• [Task goal]
Transcribe the records exactly. Pictures do not belong in the transcription.

• [Exercise data]
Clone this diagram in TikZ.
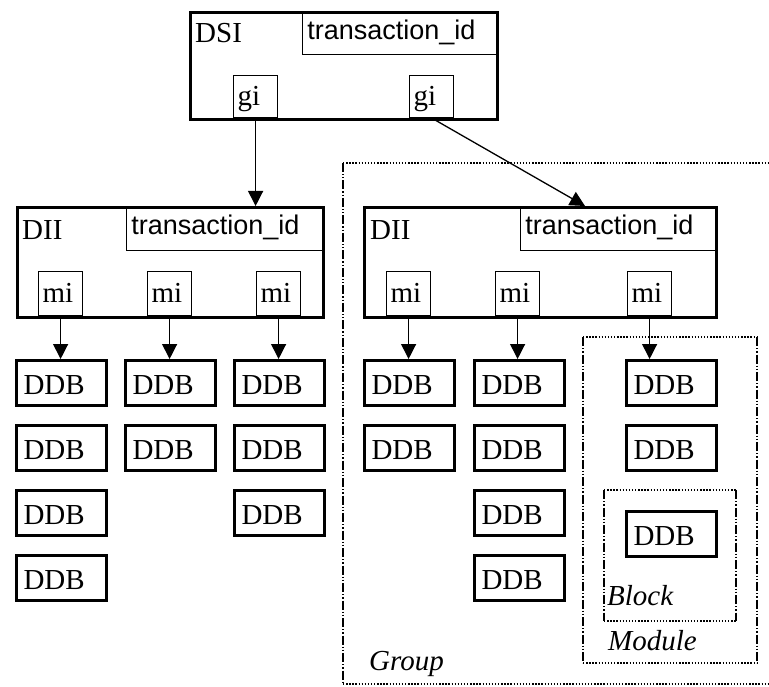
\documentclass[tikz,border=0pt]{standalone}
\usepackage{fontspec}
\setmainfont{Liberation Serif}
\newfontfamily\sansf{Liberation Sans}
\usetikzlibrary{arrows.meta,calc}

\tikzset{
  serif29/.style={font=\fontsize{29}{30}\selectfont},
  outerbox/.style={draw, line width=3pt, inner sep=0pt, anchor=north west},
  namelbl/.style={serif29, inner sep=0pt, anchor=base west},
  tidbox/.style={draw, line width=1.2pt, inner ysep=0pt, inner xsep=5pt,
    font=\sansf\fontsize{27}{28}\selectfont, align=left,
    text height=20pt, text depth=8pt, anchor=north east},
  slotbox/.style={draw, line width=1.2pt, inner ysep=0pt, inner xsep=4pt,
    serif29, align=left, text width=36pt, minimum width=44pt,
    text height=21pt, text depth=3pt, anchor=south west},
  ddbbox/.style={draw, line width=3pt, inner ysep=0pt, inner xsep=7pt,
    serif29, align=left, text width=76pt, minimum width=90pt,
    minimum height=45pt, text height=23pt, text depth=0pt, anchor=north west},
  arr/.style={line width=1.3pt, -{Triangle[length=15pt,width=15pt]}},
  hdots/.style={line width=1.4pt, dash pattern=on 1.4pt off 1.7pt},
  vdashdots/.style={line width=1.4pt,
    dash pattern=on 9pt off 2pt on 1.4pt off 1.7pt on 1.4pt off 2pt},
  grplbl/.style={font=\itshape\fontsize{29}{30}\selectfont, inner sep=0pt, anchor=base west}
}

\begin{document}
\begin{tikzpicture}[x=1pt, y=-1pt]
\useasboundingbox (0,0) rectangle (769,687);

% ---------- DSI ----------
\node[outerbox, minimum width=307pt, minimum height=107pt] (dsi) at (189,11) {};
\node[namelbl] (dsiname) at ($(dsi.north west)+(6,32)$) {DSI};
\node[tidbox, text width=186pt, minimum width=196pt, minimum height=43pt]
  (dsitid) at (dsi.north east) {transaction\_id};
\node[slotbox, minimum height=42pt] (gi1) at (233,118) {gi};
\node[slotbox, minimum height=42pt] (gi2) at (409,118) {gi};

% ---------- left DII ----------
\node[outerbox, minimum width=306pt, minimum height=110pt] (diil) at (16,206) {};
\node[namelbl] (diilname) at ($(diil.north west)+(6,34)$) {DII};
\node[tidbox, text width=188pt, minimum width=198pt, minimum height=44pt]
  (diiltid) at (diil.north east) {transaction\_id};
\node[slotbox, minimum height=44pt] (mil1) at (38,316) {mi};
\node[slotbox, minimum height=44pt] (mil2) at (147,316) {mi};
\node[slotbox, minimum height=44pt] (mil3) at (256,316) {mi};

% ---------- right DII ----------
\node[outerbox, minimum width=352pt, minimum height=110pt] (diir) at (363,206) {};
\node[namelbl] (diirname) at ($(diir.north west)+(7,34)$) {DII};
\node[tidbox, text width=187pt, minimum width=197pt, minimum height=44pt]
  (diirtid) at (diir.north east) {transaction\_id};
\node[slotbox, minimum height=44pt] (mir1) at (386,316) {mi};
\node[slotbox, minimum height=44pt] (mir2) at (495,316) {mi};
\node[slotbox, minimum height=44pt] (mir3) at (627,316) {mi};

% ---------- DDB columns under the left DII ----------
\node[ddbbox] (l1a) at (15,359) {DDB};
\node[ddbbox] (l1b) at (15,424) {DDB};
\node[ddbbox] (l1c) at (15,489) {DDB};
\node[ddbbox] (l1d) at (15,554) {DDB};
\node[ddbbox] (l2a) at (124,359) {DDB};
\node[ddbbox] (l2b) at (124,424) {DDB};
\node[ddbbox] (l3a) at (233,359) {DDB};
\node[ddbbox] (l3b) at (233,424) {DDB};
\node[ddbbox] (l3c) at (233,489) {DDB};

% ---------- DDB columns under the right DII ----------
\node[ddbbox] (r1a) at (363,359) {DDB};
\node[ddbbox] (r1b) at (363,424) {DDB};
\node[ddbbox] (r2a) at (473,359) {DDB};
\node[ddbbox] (r2b) at (473,424) {DDB};
\node[ddbbox] (r2c) at (473,489) {DDB};
\node[ddbbox] (r2d) at (473,554) {DDB};
\node[ddbbox] (r3a) at (625,359) {DDB};
\node[ddbbox] (r3b) at (625,424) {DDB};
\node[ddbbox] (r3c) at (625,510) {DDB};

% ---------- connectors ----------
\coordinate (diirin) at (585,206);
\draw[arr] (gi1.south) -- (gi1.south |- diil.north);
\draw[arr] (gi2.south) -- (diirin);
\draw[arr] (mil1.south) -- (mil1.south |- l1a.north);
\draw[arr] (mil2.south) -- (mil2.south |- l2a.north);
\draw[arr] (mil3.south) -- (mil3.south |- l3a.north);
\draw[arr] (mir1.south) -- (mir1.south |- r1a.north);
\draw[arr] (mir2.south) -- (mir2.south |- r2a.north);
\draw[arr] (mir3.south) -- (mir3.south |- r3a.north);

% ---------- Group frame (runs past the right edge) ----------
\draw[hdots] (343,163) -- (769,163);
\draw[hdots] (343,684) -- (769,684);
\draw[vdashdots] (343,163) -- (343,684);
\node[grplbl] (grouplbl) at (369,670) {Group};

% ---------- Module frame ----------
\draw[hdots] (583,337) -- (757,337);
\draw[hdots] (583,663) -- (757,663);
\draw[vdashdots] (583,337) -- (583,663);
\draw[vdashdots] (757,337) -- (757,663);
\node[grplbl] (modulelbl) at (608,650) {Module};

% ---------- Block frame ----------
\draw[hdots] (604,490) -- (736,490);
\draw[hdots] (604,621) -- (736,621);
\draw[vdashdots] (604,490) -- (604,621);
\draw[vdashdots] (736,490) -- (736,621);
\node[grplbl] (blocklbl) at (607,605) {Block};
\end{tikzpicture}
\end{document}
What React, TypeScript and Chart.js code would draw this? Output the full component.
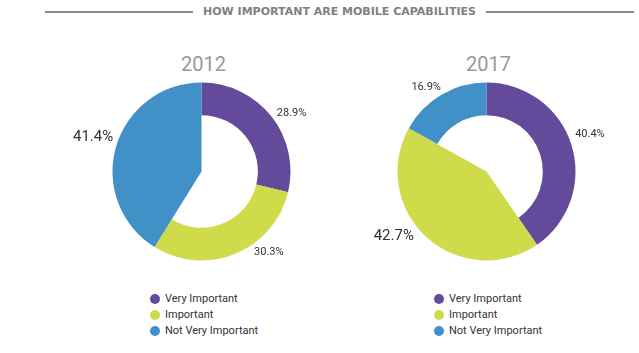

• [Answer]
Clone this diagram in TikZ.
\documentclass[tikz,border=0pt]{standalone}
\usepackage{fontspec}
\setmainfont{Liberation Serif}
\newfontfamily\sansf{Liberation Sans}
\usetikzlibrary{arrows.meta,calc}

\tikzset{
  serif29/.style={font=\fontsize{29}{30}\selectfont},
  outerbox/.style={draw, line width=3pt, inner sep=0pt, anchor=north west},
  namelbl/.style={serif29, inner sep=0pt, anchor=base west},
  tidbox/.style={draw, line width=1.2pt, inner ysep=0pt, inner xsep=5pt,
    font=\sansf\fontsize{27}{28}\selectfont, align=left,
    text height=20pt, text depth=8pt, anchor=north east},
  slotbox/.style={draw, line width=1.2pt, inner ysep=0pt, inner xsep=4pt,
    serif29, align=left, text width=36pt, minimum width=44pt,
    text height=21pt, text depth=3pt, anchor=south west},
  ddbbox/.style={draw, line width=3pt, inner ysep=0pt, inner xsep=7pt,
    serif29, align=left, text width=76pt, minimum width=90pt,
    minimum height=45pt, text height=23pt, text depth=0pt, anchor=north west},
  arr/.style={line width=1.3pt, -{Triangle[length=15pt,width=15pt]}},
  hdots/.style={line width=1.4pt, dash pattern=on 1.4pt off 1.7pt},
  vdashdots/.style={line width=1.4pt,
    dash pattern=on 9pt off 2pt on 1.4pt off 1.7pt on 1.4pt off 2pt},
  grplbl/.style={font=\itshape\fontsize{29}{30}\selectfont, inner sep=0pt, anchor=base west}
}

\begin{document}
\begin{tikzpicture}[x=1pt, y=-1pt]
\useasboundingbox (0,0) rectangle (769,687);

% ---------- DSI ----------
\node[outerbox, minimum width=307pt, minimum height=107pt] (dsi) at (189,11) {};
\node[namelbl] (dsiname) at ($(dsi.north west)+(6,32)$) {DSI};
\node[tidbox, text width=186pt, minimum width=196pt, minimum height=43pt]
  (dsitid) at (dsi.north east) {transaction\_id};
\node[slotbox, minimum height=42pt] (gi1) at (233,118) {gi};
\node[slotbox, minimum height=42pt] (gi2) at (409,118) {gi};

% ---------- left DII ----------
\node[outerbox, minimum width=306pt, minimum height=110pt] (diil) at (16,206) {};
\node[namelbl] (diilname) at ($(diil.north west)+(6,34)$) {DII};
\node[tidbox, text width=188pt, minimum width=198pt, minimum height=44pt]
  (diiltid) at (diil.north east) {transaction\_id};
\node[slotbox, minimum height=44pt] (mil1) at (38,316) {mi};
\node[slotbox, minimum height=44pt] (mil2) at (147,316) {mi};
\node[slotbox, minimum height=44pt] (mil3) at (256,316) {mi};

% ---------- right DII ----------
\node[outerbox, minimum width=352pt, minimum height=110pt] (diir) at (363,206) {};
\node[namelbl] (diirname) at ($(diir.north west)+(7,34)$) {DII};
\node[tidbox, text width=187pt, minimum width=197pt, minimum height=44pt]
  (diirtid) at (diir.north east) {transaction\_id};
\node[slotbox, minimum height=44pt] (mir1) at (386,316) {mi};
\node[slotbox, minimum height=44pt] (mir2) at (495,316) {mi};
\node[slotbox, minimum height=44pt] (mir3) at (627,316) {mi};

% ---------- DDB columns under the left DII ----------
\node[ddbbox] (l1a) at (15,359) {DDB};
\node[ddbbox] (l1b) at (15,424) {DDB};
\node[ddbbox] (l1c) at (15,489) {DDB};
\node[ddbbox] (l1d) at (15,554) {DDB};
\node[ddbbox] (l2a) at (124,359) {DDB};
\node[ddbbox] (l2b) at (124,424) {DDB};
\node[ddbbox] (l3a) at (233,359) {DDB};
\node[ddbbox] (l3b) at (233,424) {DDB};
\node[ddbbox] (l3c) at (233,489) {DDB};

% ---------- DDB columns under the right DII ----------
\node[ddbbox] (r1a) at (363,359) {DDB};
\node[ddbbox] (r1b) at (363,424) {DDB};
\node[ddbbox] (r2a) at (473,359) {DDB};
\node[ddbbox] (r2b) at (473,424) {DDB};
\node[ddbbox] (r2c) at (473,489) {DDB};
\node[ddbbox] (r2d) at (473,554) {DDB};
\node[ddbbox] (r3a) at (625,359) {DDB};
\node[ddbbox] (r3b) at (625,424) {DDB};
\node[ddbbox] (r3c) at (625,510) {DDB};

% ---------- connectors ----------
\coordinate (diirin) at (585,206);
\draw[arr] (gi1.south) -- (gi1.south |- diil.north);
\draw[arr] (gi2.south) -- (diirin);
\draw[arr] (mil1.south) -- (mil1.south |- l1a.north);
\draw[arr] (mil2.south) -- (mil2.south |- l2a.north);
\draw[arr] (mil3.south) -- (mil3.south |- l3a.north);
\draw[arr] (mir1.south) -- (mir1.south |- r1a.north);
\draw[arr] (mir2.south) -- (mir2.south |- r2a.north);
\draw[arr] (mir3.south) -- (mir3.south |- r3a.north);

% ---------- Group frame (runs past the right edge) ----------
\draw[hdots] (343,163) -- (769,163);
\draw[hdots] (343,684) -- (769,684);
\draw[vdashdots] (343,163) -- (343,684);
\node[grplbl] (grouplbl) at (369,670) {Group};

% ---------- Module frame ----------
\draw[hdots] (583,337) -- (757,337);
\draw[hdots] (583,663) -- (757,663);
\draw[vdashdots] (583,337) -- (583,663);
\draw[vdashdots] (757,337) -- (757,663);
\node[grplbl] (modulelbl) at (608,650) {Module};

% ---------- Block frame ----------
\draw[hdots] (604,490) -- (736,490);
\draw[hdots] (604,621) -- (736,621);
\draw[vdashdots] (604,490) -- (604,621);
\draw[vdashdots] (736,490) -- (736,621);
\node[grplbl] (blocklbl) at (607,605) {Block};
\end{tikzpicture}
\end{document}
What React, TypeScript and Chart.js code would draw this? Output the full component.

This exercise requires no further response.